Today's date:
Fall-Winter 1984-1985

Interview: President Daniel Ortega of Nicaragua

This interview was conducted in October, just prior to the Nicaraguan elections, by the editors and former California Governor Edmund G. Brown Jr. Nicaragua's Foreign Minister, Miguel D'Escoto also sat in on the discussion.

NPQ: What kind of political system do you envision for Nicaragua? What country comes closest to being what you hope for Nicaragua?

Ortega: We're struggling to establish a regime that is of a democratic and pluralistic nature. We're not imitating any country in particular, but we have sought the contribution of the experiences of other countries.

Perhaps the Nicaraguan revolution is something that can be compared to the Algerian revolution. In the context of Latin America, we would see it as being close to what the Mexican process has been.

NPQ: What do you mean by pluralism?
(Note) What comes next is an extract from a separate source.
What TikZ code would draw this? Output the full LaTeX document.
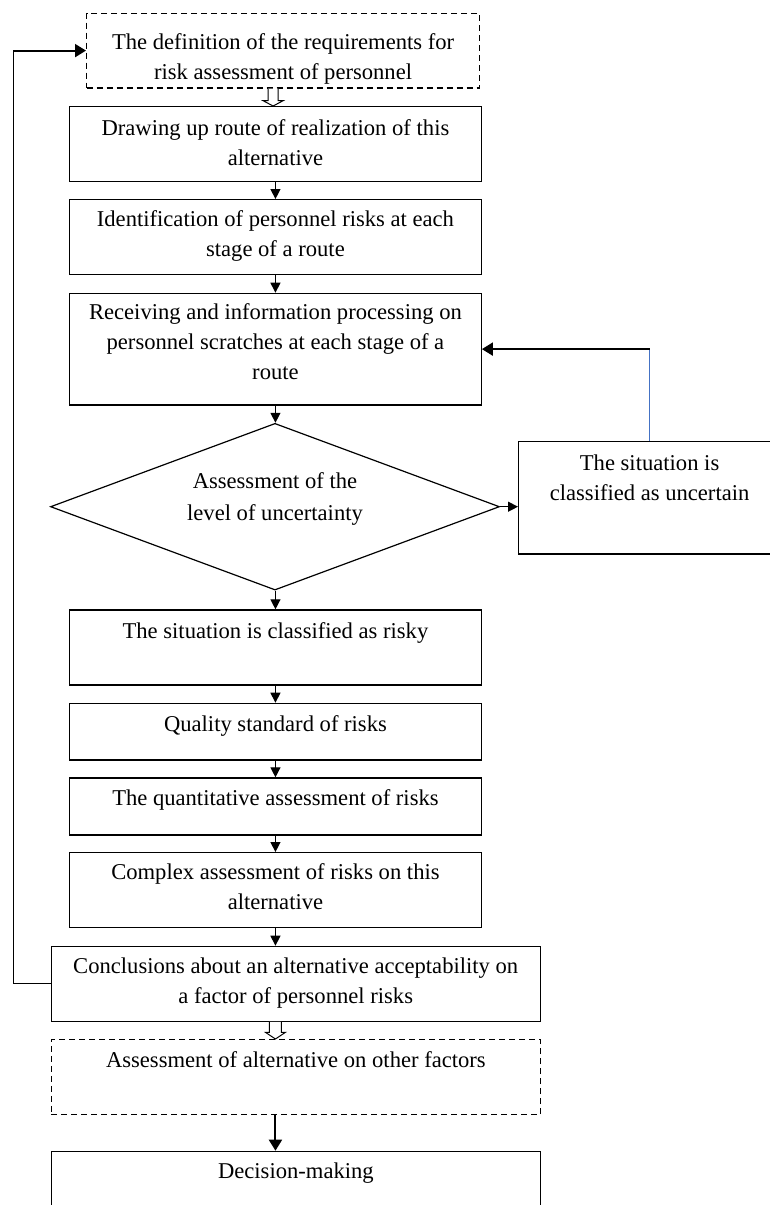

What is the relationship in your system between the political party and the military?

Ortega: The Sandinista National Liberation Front was the organization, the party, that carried out revolutionary change. The people took up arms under the Sandinista Front. Later, an army had to be constituted. That army was constituted by the same people. Therefore, the army was politicized because it was formed by the men and women who fought against the Somoza dictatorship under the banner of the Sandinista Front.

We seek pluralism in the sense that even though the Nicaraguan revolution is a very profound process, it does give room for participation by diverse groups. The revolution has established a framework within which different political, economic and social forces can be active, can move about. Let me explain.

Remember that in Chile, in 1970 under Allende, democracy was put to a test of whether or not it was possible to alter the system with profound changes through the electoral process. The Popular Unity Party of Allende reached power through elections, but because the party presented a challenge to the system itself, the interests of the established system destroyed the Popular Unity.

Now, within some Latin American democracies there is pluralist participation. For example, in Costa Rica, Venezuela, and now in Argentina, contending political forces are permitted to participate in the electoral process so long as they don't alter the system. The Communists, for example, do participate in the elections in Venezuela. They are part of the pluralist scheme, as long as they do not represent a threat to the system. They have some influence on the political decisions and they have some influence on public opinion.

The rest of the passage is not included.